Why do trade agreements matter for buyers?

They can reduce customs duties, open supplier markets, improve trade conditions, and affect sourcing strategy. But they can also create compliance requirements that buyers must understand before selecting suppliers.

Does a trade agreement automatically mean lower duty?

No. The product must normally qualify under the agreement’s rules of origin and be supported by valid proof of origin. A supplier being located in a trade-agreement country is not enough. 

What are rules of origin?

Rules of origin are criteria used to determine the national source or economic nationality of a product. They are used to decide whether goods qualify for preferential tariffs or other trade measures. 
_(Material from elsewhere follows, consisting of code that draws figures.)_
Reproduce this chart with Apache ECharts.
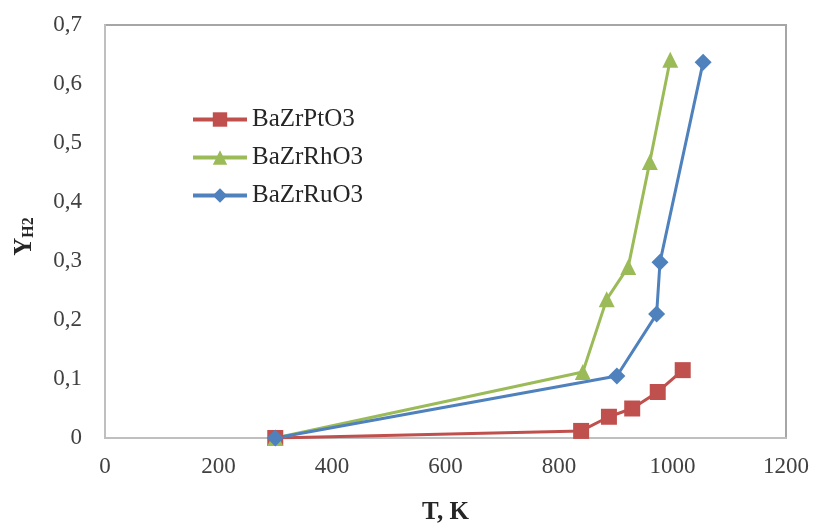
<!DOCTYPE html>
<html>
<head>
<meta charset="utf-8">
<script src="https://cdn.jsdelivr.net/npm/echarts@6/dist/echarts.min.js"></script>
<style>html,body{margin:0;padding:0;background:#fff;}#c{width:817px;height:525px;}</style>
</head>
<body>
<div id="c"></div>
<script>
var seriesNames = ['BaZrPtO3', 'BaZrRhO3', 'BaZrRuO3'];
var ptT = [300, 839, 888, 929, 974, 1018];
var ptY = [0, 0.012, 0.036, 0.050, 0.078, 0.115];
var rhT = [300, 842, 884, 922, 960, 996];
var rhY = [0, 0.112, 0.235, 0.290, 0.468, 0.641];
var ruT = [300, 902, 972, 978, 1054];
var ruY = [0, 0.105, 0.210, 0.298, 0.637];
var xTicks = [0, 200, 400, 600, 800, 1000, 1200];
var yTicks = [0, 0.1, 0.2, 0.3, 0.4, 0.5, 0.6, 0.7];

function pairs(xs, ys) { return xs.map(function (x, i) { return [x, ys[i]]; }); }

var font = 'Liberation Serif';
var chart = echarts.init(document.getElementById('c'));
chart.setOption({
  animation: false,
  backgroundColor: '#fff',
  grid: { left: 105, right: 31, top: 25, bottom: 87, show: true, borderColor: '#a6a6a6', borderWidth: 2,
    outerBoundsMode: 'none', containLabel: false },
  legend: {
    orient: 'vertical', left: 186, top: 102, itemGap: 13, itemWidth: 54, itemHeight: 18,
    lineStyle: { width: 4 },
    textStyle: { fontFamily: font, fontSize: 25, color: '#262626' },
    data: seriesNames
  },
  xAxis: {
    type: 'value', min: xTicks[0], max: xTicks[xTicks.length - 1], interval: 200,
    axisLine: { show: true, lineStyle: { color: '#bfbfbf', width: 2 } },
    axisTick: { show: false }, splitLine: { show: false },
    axisLabel: { fontFamily: font, fontSize: 23, color: '#404040', margin: 17,
      formatter: function (v) { return String(v); } },
    name: 'T, K', nameLocation: 'middle', nameGap: 62,
    nameTextStyle: { fontFamily: font, fontSize: 25, fontWeight: 'bold', color: '#262626' }
  },
  yAxis: {
    type: 'value', min: yTicks[0], max: yTicks[yTicks.length - 1], interval: 0.1,
    axisLine: { show: true, lineStyle: { color: '#bfbfbf', width: 2 } },
    axisTick: { show: false }, splitLine: { show: false },
    axisLabel: { fontFamily: font, fontSize: 23, color: '#404040', margin: 23,
      formatter: function (v) { return String(Math.round(v * 10) / 10).replace('.', ','); } },
    name: '{y|Y}{s|H2}', nameLocation: 'middle', nameGap: 68, nameRotate: 90,
    nameTextStyle: { padding: [0, 10, 0, 0], rich: {
      y: { fontFamily: font, fontSize: 25, fontWeight: 'bold', color: '#262626' },
      s: { fontFamily: font, fontSize: 16, fontWeight: 'bold', color: '#262626', verticalAlign: 'bottom', padding: [8, 0, 0, 0] }
    } }
  },
  series: [
    { name: seriesNames[0], type: 'line', data: pairs(ptT, ptY), symbol: 'rect', symbolSize: 16,
      lineStyle: { width: 3, color: '#c0504d' }, itemStyle: { color: '#c0504d' } },
    { name: seriesNames[1], type: 'line', data: pairs(rhT, rhY), symbol: 'triangle', symbolSize: 16,
      lineStyle: { width: 3, color: '#9bbb59' }, itemStyle: { color: '#9bbb59' } },
    { name: seriesNames[2], type: 'line', data: pairs(ruT, ruY), symbol: 'diamond', symbolSize: 17,
      lineStyle: { width: 3, color: '#4f81bd' }, itemStyle: { color: '#4f81bd' } }
  ]
});
</script>
</body>
</html>
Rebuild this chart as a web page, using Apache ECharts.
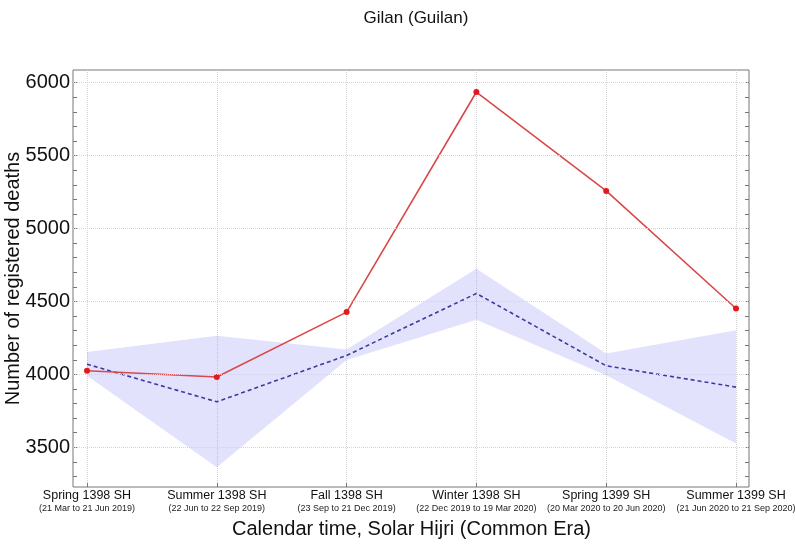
<!DOCTYPE html>
<html><head><meta charset="utf-8">
<script src="https://cdn.jsdelivr.net/npm/echarts@6/dist/echarts.min.js"></script>
<style>html,body{margin:0;padding:0;background:#fff}#c{width:795px;height:547px}</style>
</head><body><div id="c"></div>
<script>
const seasons = ["Spring 1398 SH","Summer 1398 SH","Fall 1398 SH","Winter 1398 SH","Spring 1399 SH","Summer 1399 SH"];
const dateRanges = ["(21 Mar to 21 Jun 2019)","(22 Jun to 22 Sep 2019)","(23 Sep to 21 Dec 2019)","(22 Dec 2019 to 19 Mar 2020)","(20 Mar 2020 to 20 Jun 2020)","(21 Jun 2020 to 21 Sep 2020)"];
const observed = [4025, 3982, 4427, 5936, 5258, 4452];
const expected = [4070, 3812, 4130, 4555, 4059, 3913];
const bandLower = [3990, 3363, 4098, 4374, 3995, 3527];
const bandUpper = [4153, 4265, 4170, 4724, 4144, 4302];
const yLabels = [3500, 4000, 4500, 5000, 5500, 6000];
const yTicks = [3300,3400,3500,3600,3700,3800,3900,4000,4100,4200,4300,4400,4500,4600,4700,4800,4900,5000,5100,5200,5300,5400,5500,5600,5700,5800,5900,6000];

const Y_MIN = 3228, Y_MAX = 6087;
const bandDiff = bandUpper.map((v, i) => v - bandLower[i]);
const font = '"Liberation Sans", Arial, sans-serif';
const gridLineStyle = {color: '#d4d4d4', type: 'dotted', width: 1};

const chart = echarts.init(document.getElementById('c'), null, {renderer: 'canvas'});
chart.setOption({
  animation: false,
  backgroundColor: '#fff',
  title: {
    text: 'Gilan (Guilan)', left: 411, top: 5, textAlign: 'center',
    textStyle: {fontFamily: font, fontSize: 17, fontWeight: 'normal', color: '#111'}
  },
  grid: [
    {left: 73, right: 46, top: 70, bottom: 60, outerBoundsMode: 'none', containLabel: false,
     show: true, borderColor: '#777', borderWidth: 1, backgroundColor: 'transparent'},
    {left: 87, right: 59, top: 70, bottom: 60, outerBoundsMode: 'none', containLabel: false}
  ],
  xAxis: [
    {gridIndex: 0, type: 'value', show: false, min: 0, max: 1},
    {
      gridIndex: 1, type: 'category', data: seasons, boundaryGap: false,
      axisLine: {show: false},
      axisTick: {show: true, inside: true, length: 4, lineStyle: {color: '#777'}},
      splitLine: {show: true, lineStyle: gridLineStyle},
      axisLabel: {
        interval: 0, margin: 2, color: '#111', fontFamily: font,
        formatter: (v, i) => '{a|' + v + '}\n{b|' + dateRanges[i] + '}',
        rich: {
          a: {fontFamily: font, fontSize: 12.5, color: '#111', lineHeight: 14},
          b: {fontFamily: font, fontSize: 9, color: '#222', lineHeight: 12}
        }
      },
      name: 'Calendar time, Solar Hijri (Common Era)', nameLocation: 'middle', nameGap: 32,
      nameMoveOverlap: false,
      nameTextStyle: {fontFamily: font, fontSize: 20, color: '#111'}
    }
  ],
  yAxis: [
    {
      gridIndex: 0, type: 'value', min: Y_MIN, max: Y_MAX, position: 'left',
      axisLine: {show: false},
      axisTick: {show: true, inside: true, length: 4, customValues: yTicks, lineStyle: {color: '#777'}},
      axisLabel: {customValues: yLabels, formatter: v => String(v), fontFamily: font, fontSize: 20, color: '#111', margin: 3},
      splitLine: {show: false},
      name: 'Number of registered deaths', nameLocation: 'middle', nameGap: 50,
      nameMoveOverlap: false,
      nameTextStyle: {fontFamily: font, fontSize: 20, color: '#111'}
    },
    {
      gridIndex: 0, type: 'value', min: Y_MIN, max: Y_MAX, position: 'right',
      axisLine: {show: false},
      axisTick: {show: true, inside: true, length: 4, customValues: yTicks, lineStyle: {color: '#777'}},
      axisLabel: {show: false},
      splitLine: {show: false}
    },
    {
      gridIndex: 1, type: 'value', min: Y_MIN, max: Y_MAX, show: false, splitLine: {show: false}
    }
  ],
  series: [
    {
      type: 'line', xAxisIndex: 0, yAxisIndex: 0, data: [], silent: true,
      markLine: {
        silent: true, symbol: 'none', label: {show: false},
        lineStyle: gridLineStyle,
        data: yLabels.map(v => ({yAxis: v}))
      }
    },
    {
      type: 'line', xAxisIndex: 1, yAxisIndex: 2, data: bandLower, stack: 'band',
      symbol: 'none', lineStyle: {opacity: 0}, areaStyle: {opacity: 0}, silent: true
    },
    {
      type: 'line', xAxisIndex: 1, yAxisIndex: 2, data: bandDiff, stack: 'band',
      symbol: 'none', lineStyle: {opacity: 0}, areaStyle: {color: 'rgba(120,120,245,0.30)'}, silent: true
    },
    {
      type: 'line', xAxisIndex: 1, yAxisIndex: 2, data: expected, symbol: 'none',
      lineStyle: {color: '#3b3b9e', width: 1.6, type: [4, 3]}
    },
    {
      type: 'line', xAxisIndex: 1, yAxisIndex: 2, data: observed,
      symbol: 'circle', symbolSize: 6,
      itemStyle: {color: '#e31a1c'},
      lineStyle: {color: '#d9494a', width: 1.6}
    }
  ]
});
</script></body></html>
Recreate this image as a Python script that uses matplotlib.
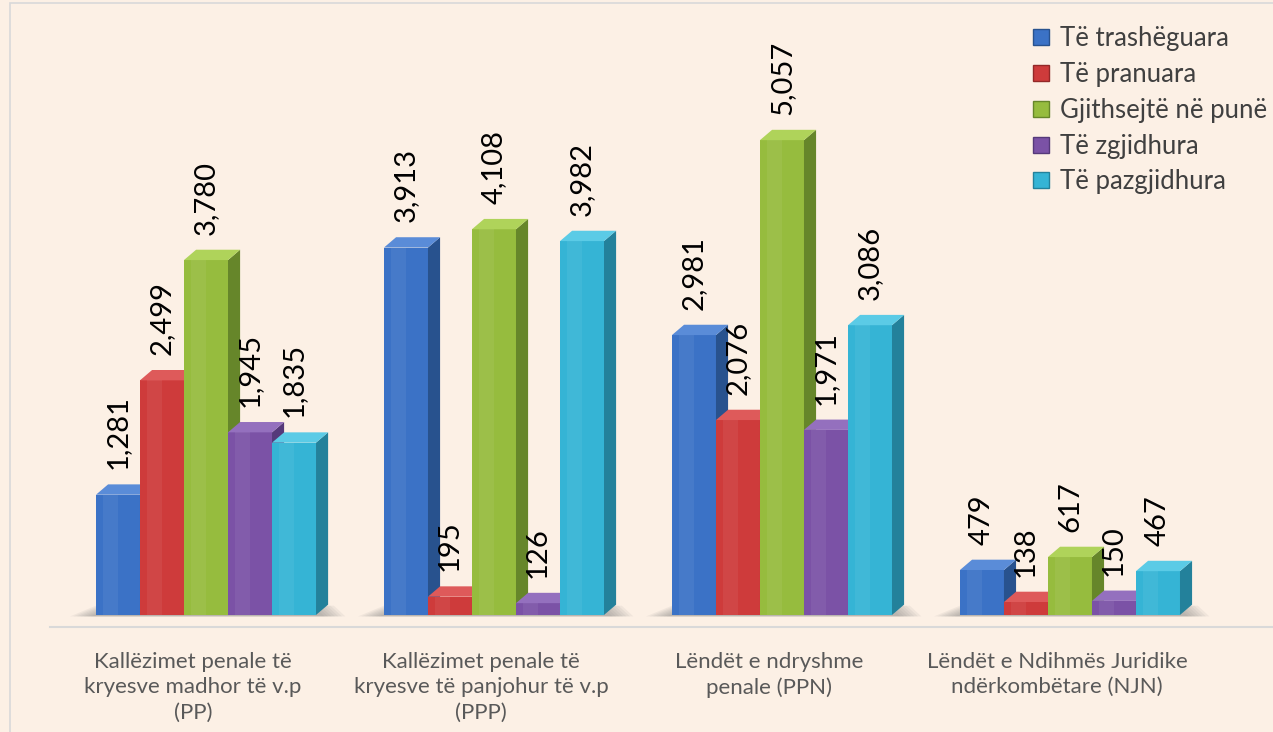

What is preferential origin?

Preferential origin means that goods meet the rules required to benefit from reduced or zero duty under a trade agreement or preference scheme. 

How should buyers include trade agreements in RFQ evaluation?

Buyers should compare suppliers using landed cost, not only unit price. The RFQ should clarify origin documentation, duty assumptions, customs responsibilities, and the consequences if preferential duty is rejected.

Is this an operative or tactical procurement topic?

It is mainly tactical because it affects sourcing strategy, RFQ comparison, supplier evaluation, and landed cost analysis. It also affects operative purchasing when documentation and customs processes are handled after order placement.

Conclusion

International trade agreements can create real opportunities for procurement.

They may reduce tariffs, improve market access, simplify customs procedures, and support supplier diversification. But they also create conditions that buyers must understand.

The key lesson is simple:

Do not assume that a low supplier price or supplier location tells the full story.

A professional buyer should evaluate trade agreements through landed cost, rules of origin, documentation, customs requirements, compliance risk, and sourcing strategy.

When used correctly, trade-agreement knowledge can help procurement make better global sourcing decisions. When ignored, it can create hidden cost, shipment delays, and compliance problems.